Israel blames 'accident' on map errors
MASSACRE AT QANA ARMY REACTION
The Israeli army last night blamed faulty map-making for the Qana massacre, but categorically denied United Nations charges that it had deliberately targeted civilians.
The deputy chief of staff, Major General Matan Vilnai, said that because of a cartographical error long before the event, "the camp was about 150 metres from where we thought it was - that was why the artillery hit the camp".
He insisted that the Israeli army did not know there were civilian refugees in the camp. "We knew generally that civilians were using UN camps as shelters. We had photographed Qana camp two days earlier from the air. There was no sign of civilians. We never knew that a huge number of civilians were in the camp."
An aerial photograph shown to reporters confirmed this account. Only two or three figures could be seen walking between the corrugated iron roofs.
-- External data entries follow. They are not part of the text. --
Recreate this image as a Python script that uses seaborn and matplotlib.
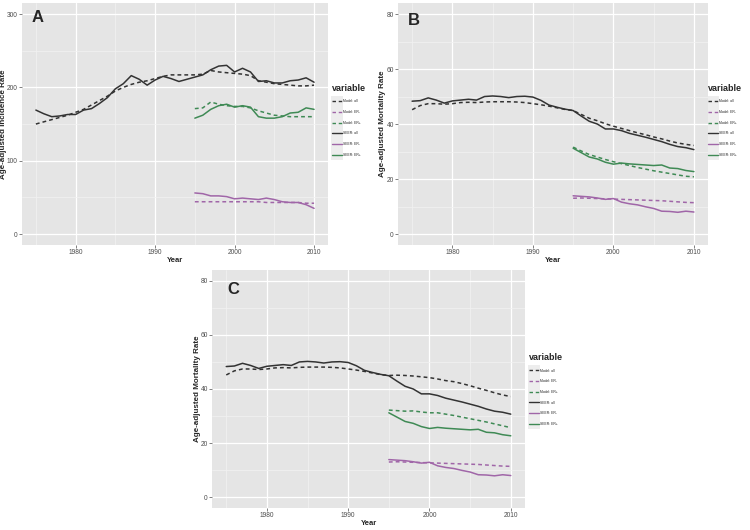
import numpy as np
import pandas as pd
import matplotlib
matplotlib.use("Agg")
import matplotlib.pyplot as plt
from matplotlib.patches import Rectangle
import seaborn as sns

# ---- data ----
years_all = list(range(1975, 2011))
years_er = list(range(1995, 2011))

# Panel A: incidence
a_seer_all = [169, 164, 160, 161, 163, 163, 169, 171, 178, 186, 198, 205, 216, 211, 203, 210,
              215, 212, 208, 211, 214, 217, 224, 229, 230, 221, 226, 221, 208, 209, 206, 206,
              209, 210, 213, 207]
a_model_all = [150, 153, 156, 159, 162, 166, 170, 176, 182, 188, 195, 200, 204, 207, 209, 212,
               215, 217, 217, 217, 217, 218, 223, 221, 220, 219, 218, 216, 209, 207, 205, 204,
               203, 202, 202, 203]
a_model_erp = [171, 172, 180, 177, 175, 174, 174, 172, 168, 165, 162, 161, 160, 160, 160, 160]
a_seer_erp = [158, 162, 170, 175, 177, 173, 175, 173, 160, 158, 158, 160, 165, 166, 172, 170]
a_model_ern = [44, 44, 44, 44, 44, 44, 44, 44, 44, 43, 43, 43, 43, 43, 42, 42]
a_seer_ern = [56, 55, 52, 52, 51, 48, 49, 48, 47, 49, 47, 44, 43, 43, 40, 35]

# Panels B and C: mortality (SEER is the same in both)
m_seer_all = [48.3, 48.5, 49.5, 48.7, 47.6, 48.4, 48.7, 49.0, 48.7, 50.0, 50.2, 50.0, 49.6, 50.0,
              50.1, 49.8, 48.6, 46.9, 46.1, 45.4, 44.9, 42.9, 41.0, 40.0, 38.2, 38.2, 37.6, 36.6,
              35.9, 35.2, 34.4, 33.6, 32.6, 31.8, 31.4, 30.7]
m_seer_erp = [31.2, 29.6, 28.0, 27.3, 26.1, 25.4, 25.8, 25.5, 25.3, 25.1, 24.9, 25.1, 24.0, 23.8,
              23.1, 22.7]
m_seer_ern = [13.9, 13.7, 13.5, 13.1, 12.6, 12.9, 11.6, 11.0, 10.6, 9.9, 9.3, 8.3, 8.2, 7.9, 8.3, 8.0]

b_model_all = [45.2, 46.7, 47.4, 47.4, 47.2, 47.4, 47.8, 47.9, 47.8, 48.0, 48.1, 48.1, 48.1, 48.0,
               47.8, 47.4, 47.0, 46.5, 45.9, 45.3, 44.9, 43.5, 42.1, 41.2, 40.1, 39.2, 38.4, 37.6,
               36.8, 36.1, 35.3, 34.6, 33.8, 33.1, 32.6, 32.2]
b_model_erp = [31.6, 30.2, 28.9, 28.0, 27.1, 26.3, 25.6, 24.9, 24.2, 23.6, 23.0, 22.5, 22.0, 21.5,
               21.0, 20.8]
b_model_ern = [13.0, 13.1, 13.0, 12.9, 12.8, 12.7, 12.6, 12.5, 12.4, 12.3, 12.2, 12.1, 11.9, 11.7,
               11.5, 11.4]

c_model_all = [45.2, 46.7, 47.4, 47.4, 47.2, 47.4, 47.8, 47.9, 47.8, 48.0, 48.1, 48.1, 48.1, 48.0,
               47.8, 47.4, 47.0, 46.5, 45.9, 45.3, 45.0, 45.1, 45.0, 44.8, 44.5, 44.2, 43.7, 43.1,
               42.7, 42.0, 41.2, 40.3, 39.5, 38.6, 37.8, 37.2]
c_model_erp = [32.2, 32.0, 31.8, 31.9, 31.5, 31.2, 31.2, 30.7, 30.2, 29.6, 29.0, 28.4, 27.8, 27.1,
               26.4, 25.7]
c_model_ern = [13.0, 13.1, 13.0, 12.9, 12.8, 12.7, 12.6, 12.5, 12.4, 12.3, 12.2, 12.1, 11.9, 11.7,
               11.5, 11.4]

labels = ["Model: all", "Model: ER-", "Model: ER+", "SEER: all", "SEER: ER-", "SEER: ER+"]
palette = {"Model: all": "#333333", "Model: ER-": "#A066A8", "Model: ER+": "#3F8A55",
           "SEER: all": "#333333", "SEER: ER-": "#A066A8", "SEER: ER+": "#3F8A55"}
dashes = {"Model: all": (2.5, 2), "Model: ER-": (2.5, 2), "Model: ER+": (2.5, 2),
          "SEER: all": "", "SEER: ER-": "", "SEER: ER+": ""}


def make_df(model_all, model_ern, model_erp, seer_all, seer_ern, seer_erp):
    parts = []
    for name, yrs, vals in [("Model: all", years_all, model_all),
                            ("Model: ER-", years_er, model_ern),
                            ("Model: ER+", years_er, model_erp),
                            ("SEER: all", years_all, seer_all),
                            ("SEER: ER-", years_er, seer_ern),
                            ("SEER: ER+", years_er, seer_erp)]:
        parts.append(pd.DataFrame({"Year": yrs, "value": vals, "variable": name}))
    return pd.concat(parts, ignore_index=True)


sns.set_theme(style="darkgrid", rc={
    "axes.facecolor": "#E5E5E5",
    "grid.color": "white",
    "axes.edgecolor": "#E5E5E5",
})
plt.rcParams["font.family"] = ["Liberation Sans", "DejaVu Sans"]

fig = plt.figure(figsize=(7.5, 5.3), dpi=100)

panels = [
    ("A", make_df(a_model_all, a_model_ern, a_model_erp, a_seer_all, a_seer_ern, a_seer_erp),
     [0.0293, 0.5377, 0.408, 0.4566], 300, [0, 100, 200, 300], "Age-adjusted Incidence Rate",
     (0.442, 0.842), (0.033, 0.97), -0.05),
    ("B", make_df(b_model_all, b_model_ern, b_model_erp, m_seer_all, m_seer_ern, m_seer_erp),
     [0.5307, 0.5377, 0.4133, 0.4566], 80, [0, 20, 40, 60, 80], "Age-adjusted Mortality Rate",
     (0.944, 0.842), (0.033, 0.96), -0.04),
    ("C", make_df(c_model_all, c_model_ern, c_model_erp, m_seer_all, m_seer_ern, m_seer_erp),
     [0.2827, 0.0415, 0.4173, 0.4491], 80, [0, 20, 40, 60, 80], "Age-adjusted Mortality Rate",
     (0.705, 0.334), (0.048, 0.95), -0.035),
]

legends = []
for letter, df, pos, ymax, yticks, ylabel, legpos, letpos, ylab_x in panels:
    ax = fig.add_axes(pos)
    sns.lineplot(data=df, x="Year", y="value", hue="variable", style="variable",
                 hue_order=labels, style_order=labels, palette=palette, dashes=dashes,
                 linewidth=1.1, ax=ax, legend=True)
    ax.set_xlim(1973.25, 2011.75)
    ax.set_ylim(-ymax * 0.05, ymax * 1.05)
    ax.set_xticks([1980, 1990, 2000, 2010])
    ax.set_yticks(yticks)
    ax.set_xticks([1975, 1985, 1995, 2005], minor=True)
    ax.set_yticks([(yticks[i] + yticks[i + 1]) / 2 for i in range(len(yticks) - 1)], minor=True)
    ax.grid(which="major", color="white", linewidth=0.9)
    ax.grid(which="minor", color="#F2F2F2", linewidth=0.5)
    ax.tick_params(axis="both", which="major", labelsize=4.8, colors="#4D4D4D",
                   length=2, width=0.5, pad=1.0, left=True, bottom=True)
    ax.tick_params(which="minor", length=0)
    ax.set_xlabel("Year", fontsize=5.5, fontweight="bold", labelpad=0.3)
    ax.set_ylabel(ylabel, fontsize=5.8, fontweight="bold")
    ax.yaxis.set_label_coords(ylab_x, 0.5)
    ax.text(letpos[0], letpos[1], letter, transform=ax.transAxes, fontsize=12,
            fontweight="bold", va="top", ha="left")
    for s in ax.spines.values():
        s.set_visible(False)

    leg = ax.legend(title="variable", loc="upper left", bbox_to_anchor=legpos,
                    bbox_transform=fig.transFigure, frameon=False, fontsize=2.4,
                    title_fontsize=6.5, handlelength=3.0, labelspacing=2.0,
                    handletextpad=0.4, borderaxespad=0, borderpad=0)
    leg.get_title().set_fontweight("bold")
    leg._legend_box.align = "left"
    for line in leg.get_lines():
        line.set_linewidth(1.0)
    legends.append(leg)

# grey key boxes behind the legend handles, as in ggplot
fig.canvas.draw()
for leg in legends:
    boxes = [ln.get_window_extent() for ln in leg.get_lines()]
    x0 = min(b.x0 for b in boxes) - 1
    x1 = max(b.x1 for b in boxes) + 1
    step = (boxes[0].y0 + boxes[0].y1 - boxes[-1].y0 - boxes[-1].y1) / 2 / (len(boxes) - 1)
    y1 = (boxes[0].y0 + boxes[0].y1) / 2 + step / 2
    y0 = (boxes[-1].y0 + boxes[-1].y1) / 2 - step / 2
    W, H = fig.bbox.width, fig.bbox.height
    fig.patches.append(Rectangle((x0 / W, y0 / H), (x1 - x0) / W, (y1 - y0) / H,
                                 transform=fig.transFigure, facecolor="#EDEDED",
                                 edgecolor="none", zorder=-1))

fig.savefig("out.png", dpi=100)
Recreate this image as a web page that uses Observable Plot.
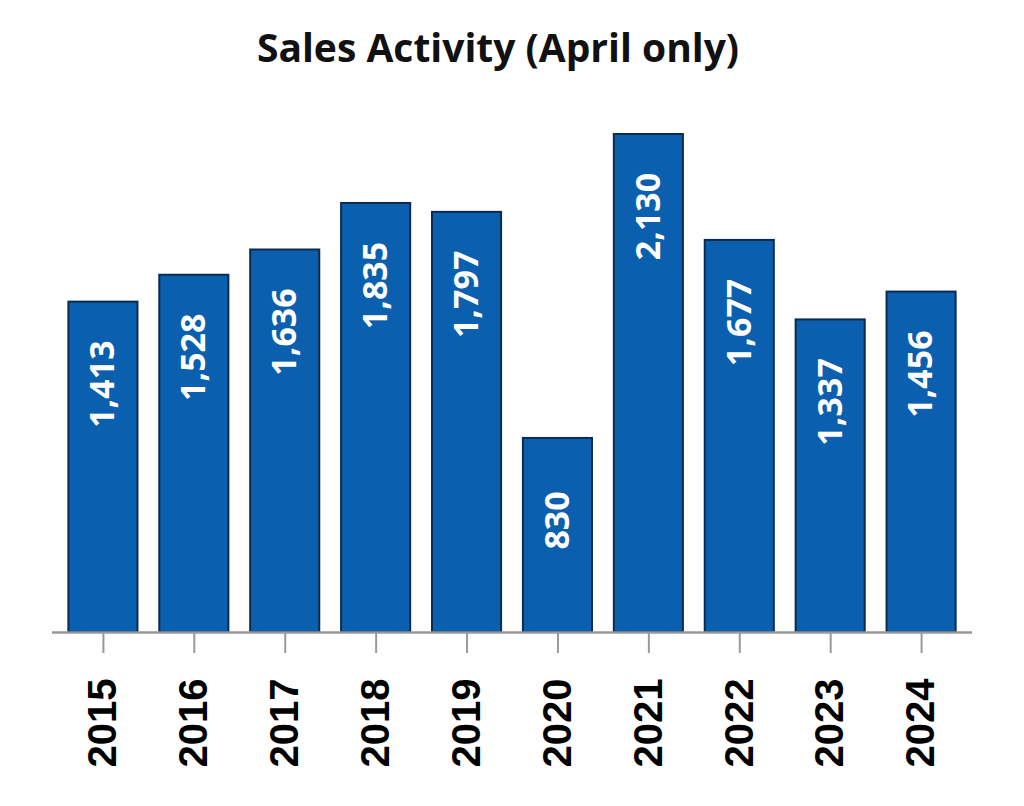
<!DOCTYPE html>
<html>
<head>
<meta charset="utf-8">
<script src="https://cdn.jsdelivr.net/npm/d3@7"></script>
<script src="https://cdn.jsdelivr.net/npm/@observablehq/plot@0.6"></script>
<style>
  body { margin: 0; background: #fff; }
  #title { width: 996px; height: 100px; text-align: center; font: 700 39px "Open Sans", sans-serif; line-height: 94px; color: #111; }
</style>
</head>
<body>
<div id="title">Sales Activity (April only)</div>
<div id="chart"></div>
<script>
const years = ["2015","2016","2017","2018","2019","2020","2021","2022","2023","2024"];
const sales = [1413, 1528, 1636, 1835, 1797, 830, 2130, 1677, 1337, 1456];

const data = years.map((y, i) => ({year: y, value: sales[i]}));
const fmt = d3.format(",");

const chart = Plot.plot({
  width: 1024,
  height: 706,
  marginTop: 34,
  marginBottom: 174,
  marginLeft: 52,
  marginRight: 52,
  style: {fontFamily: "'Liberation Sans', Arial, sans-serif", background: "#fff"},
  x: {domain: years, paddingInner: 0.24, paddingOuter: 0.18, round: false, label: null},
  y: {domain: [0, 2130], axis: null},
  marks: [
    Plot.barY(data, {x: "year", y: "value", fill: "#0a5fae", stroke: "#0d2b4e", strokeWidth: 2}),
    Plot.text(data, {
      x: "year", y: "value", text: d => fmt(d.value), rotate: -90,
      dy: 82, textAnchor: "middle", lineAnchor: "middle",
      fill: "white", fontSize: 34, fontWeight: "bold", fontFamily: "'Open Sans', sans-serif"
    }),
    Plot.ruleY([0], {stroke: "#999", strokeWidth: 2.5}),
    Plot.axisX({
      tickSize: 21, tickPadding: 25, tickRotate: -90, stroke: "#999", strokeWidth: 2,
      fill: "#000", fontSize: 40, fontWeight: "bold", label: null
    })
  ]
});
document.getElementById("chart").appendChild(chart);
</script>
</body>
</html>
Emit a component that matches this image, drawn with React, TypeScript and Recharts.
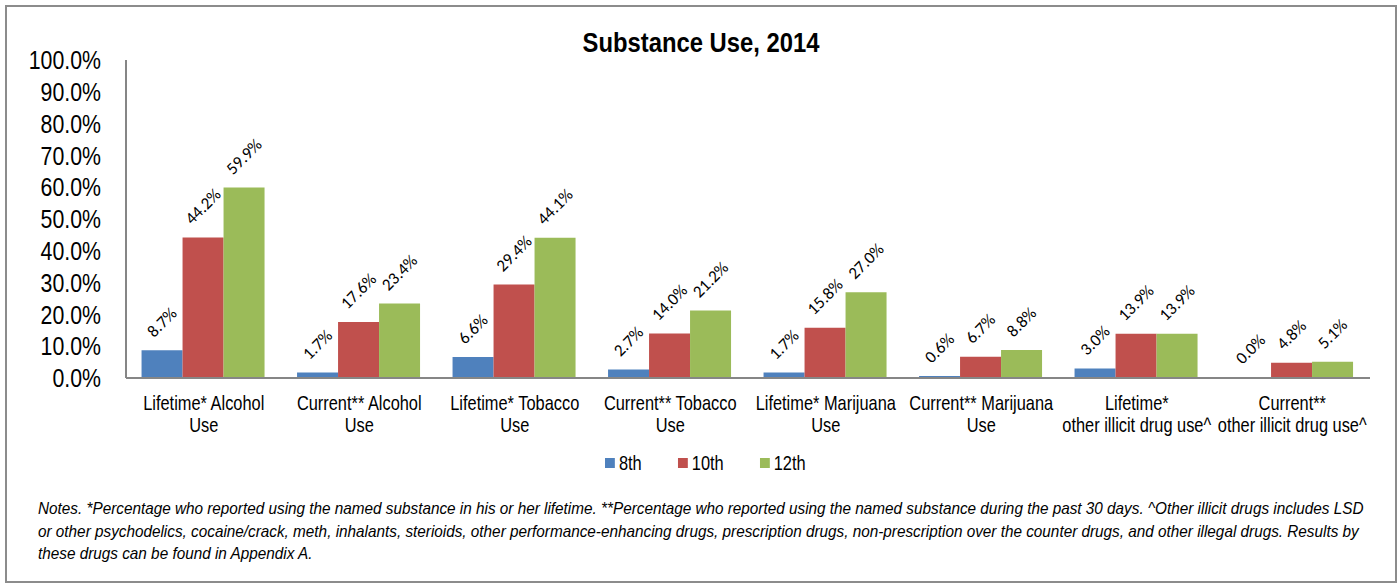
import { BarChart, Bar, XAxis, YAxis, LabelList } from "recharts";

// Arial Narrow is not installed, so Liberation Sans is squeezed horizontally
const SANS = '"Liberation Sans", Arial, sans-serif';
const NARROW = 0.82;
const LABEL_FONT = 'Carlito, Calibri, Lato, "Open Sans", sans-serif';

const categories = [
  "Lifetime* Alcohol\nUse",
  "Current** Alcohol\nUse",
  "Lifetime* Tobacco\nUse",
  "Current** Tobacco\nUse",
  "Lifetime* Marijuana\nUse",
  "Current** Marijuana\nUse",
  "Lifetime*\nother illicit drug use^",
  "Current**\nother illicit drug use^",
];

const grade8 = [8.7, 1.7, 6.6, 2.7, 1.7, 0.6, 3.0, 0.0];
const grade10 = [44.2, 17.6, 29.4, 14.0, 15.8, 6.7, 13.9, 4.8];
const grade12 = [59.9, 23.4, 44.1, 21.2, 27.0, 8.8, 13.9, 5.1];

const yTicks = [0, 10, 20, 30, 40, 50, 60, 70, 80, 90, 100];

const series = [
  { key: "g8", name: "8th", color: "#4F81BD" },
  { key: "g10", name: "10th", color: "#C0504D" },
  { key: "g12", name: "12th", color: "#9BBB59" },
];

const noteLines = [
  "Notes. *Percentage who reported using the named substance in his or her lifetime. **Percentage who reported using the named substance during the past 30 days. ^Other illicit drugs includes LSD",
  "or other psychodelics, cocaine/crack, meth, inhalants, sterioids, other performance-enhancing drugs, prescription drugs, non-prescription over the counter drugs, and other illegal drugs. Results by",
  "these drugs can be found in Appendix A.",
];

const data = categories.map((name, i) => ({
  name,
  g8: grade8[i],
  g10: grade10[i],
  g12: grade12[i],
}));

function CategoryTick({ x, y, payload }: any) {
  const lines = String(payload.value).split("\n");
  return (
    <g transform={`translate(${x},${y}) scale(${NARROW},1)`}>
      <text x={0} y={0} textAnchor="middle" fontFamily={SANS} fontSize={20} fill="#000">
        {lines.map((l, i) => (
          <tspan key={i} x={0} dy={i === 0 ? 32 : 22}>
            {l}
          </tspan>
        ))}
      </text>
    </g>
  );
}

function PercentTick({ x, y, payload }: any) {
  return (
    <g transform={`translate(${x},${y}) scale(${NARROW},1)`}>
      <text x={0} y={0} dy="0.355em" textAnchor="end" fontFamily={SANS} fontSize={26} fill="#000">
        {Number(payload.value).toFixed(1) + "%"}
      </text>
    </g>
  );
}

function renderLabel(props: any) {
  const { x, y, width, value } = props;
  const text = Number(value).toFixed(1) + "%";
  const fs = 17;
  const cx = Number(x) + Number(width) / 2;
  const half = (text.length * 0.5 * fs + 0.65 * fs) / 2.83;
  const cy = Number(y) - 12 - half;
  return (
    <text
      x={cx}
      y={cy}
      textAnchor="middle"
      dominantBaseline="central"
      transform={`rotate(-45 ${cx} ${cy})`}
      fontFamily={LABEL_FONT}
      fontSize={fs}
      fill="#000"
    >
      {text}
    </text>
  );
}

export default function App() {
  return (
    <div
      style={{
        position: "fixed",
        left: 0,
        top: 0,
        width: 1400,
        height: 586,
        background: "#fff",
        overflow: "hidden",
      }}
    >
      <div
        style={{
          position: "absolute",
          left: 5,
          top: 5,
          width: 1392,
          height: 578,
          border: "2px solid #8c8c8c",
          boxSizing: "border-box",
        }}
      />
      <div
        style={{
          position: "absolute",
          left: 0,
          top: 29,
          width: 1402,
          textAlign: "center",
          fontFamily: SANS,
          fontWeight: "bold",
          fontSize: 28,
          lineHeight: "28px",
          transform: "scaleX(0.85)",
          transformOrigin: "701px 0",
        }}
      >
        Substance Use, 2014
      </div>
      <div style={{ position: "absolute", left: 0, top: 0 }}>
        <BarChart
          width={1400}
          height={480}
          data={data}
          margin={{ top: 60, right: 30, left: 16, bottom: 52 }}
          barCategoryGap="10%"
          barGap={0}
        >
          <XAxis
            dataKey="name"
            height={50}
            interval={0}
            tickLine={false}
            tickSize={0}
            tickMargin={0}
            axisLine={{ stroke: "#868686", strokeWidth: 2 }}
            tick={<CategoryTick />}
          />
          <YAxis
            width={110}
            domain={[0, 100]}
            ticks={yTicks}
            interval={0}
            tickLine={false}
            tickSize={0}
            tickMargin={25}
            axisLine={{ stroke: "#868686", strokeWidth: 2 }}
            tick={<PercentTick />}
          />
          {series.map((s) => (
            <Bar
              key={s.key}
              dataKey={s.key}
              name={s.name}
              fill={s.color}
              minPointSize={1}
              isAnimationActive={false}
            >
              <LabelList dataKey={s.key} content={renderLabel} />
            </Bar>
          ))}
        </BarChart>
      </div>
      <div
        style={{
          position: "absolute",
          left: 605,
          top: 451,
          height: 24,
          display: "flex",
          alignItems: "center",
          fontFamily: SANS,
          fontSize: 20,
          whiteSpace: "nowrap",
          transform: `scaleX(${NARROW})`,
          transformOrigin: "0 0",
        }}
      >
        {series.map((s) => (
          <div key={s.key} style={{ display: "flex", alignItems: "center", marginRight: 44 }}>
            <div style={{ width: 12, height: 10, background: s.color, marginRight: 5 }} />
            <span>{s.name}</span>
          </div>
        ))}
      </div>
      <div
        style={{
          position: "absolute",
          left: 38,
          top: 498,
          fontFamily: SANS,
          fontStyle: "italic",
          fontSize: 17,
          lineHeight: "22.5px",
          whiteSpace: "nowrap",
          transform: "scaleX(0.9)",
          transformOrigin: "0 0",
        }}
      >
        {noteLines.map((l, i) => (
          <div key={i}>{l}</div>
        ))}
      </div>
    </div>
  );
}
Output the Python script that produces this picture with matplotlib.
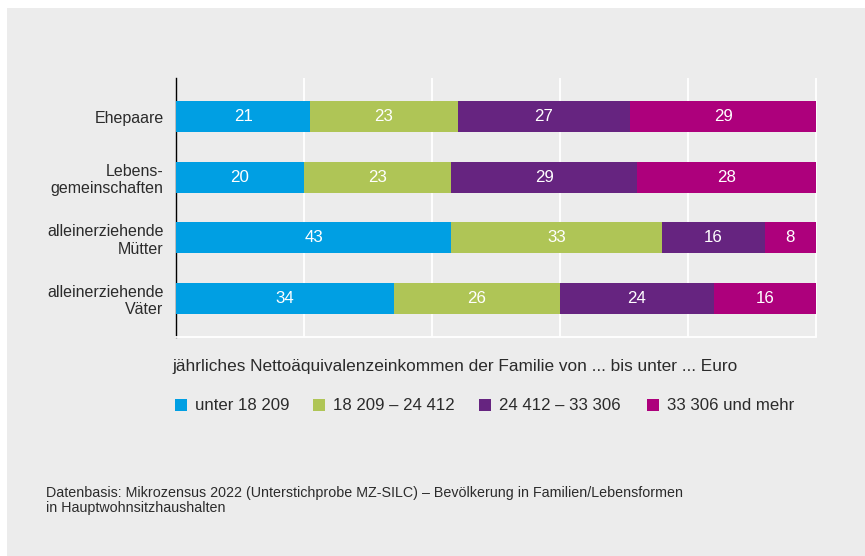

Maj Gen Vilnai confirmed that an Israeli drone was flying over the vicinity, but claimed it was on another mission and was not sending back television pictures of the Qana camp. It returned two hours after the shelling, he explained, and then it did relay shots of the damage.
The major general reiterated that it was not Israeli policy to shell UN camps. If they had meant to shell it, he said, the damage would have been much more devastating. Only a few of the 60 shells Israel now admits firing in the area "accidentally" hit the camp.
According to the findings of an Israeli investigation, the shelling began as a rescue mission when a commando unit seeking out Katyusha rocket-launching sites came under mortar fire in open ground.
"The mortars began falling 100 metres from the force, then 30 or 40 metres with shrapnel falling right beside our soldiers," General Vilnai said. "We acted in a matter of minutes to extricate the unit. In that time we had to understand what was going on, to relay orders and to stop the enemy fire."
He expressed the army's regret for the loss of life, but blamed Hizbollah for cynically exploiting civilians as an umbrella for firing at Israeli civilian and military targets.
"It was obvious to them that we were not going to hit the camp, so they used it as a base for launching Katyusha rockets and mortars," he said.
He added that Israel used its "hot-line" to the UN peace-keeping force to warn it that it was going to shell near Qana, but by the time they got through the shells were already raining down.
"They never told us," he maintained, "that the shells were falling inside the camp."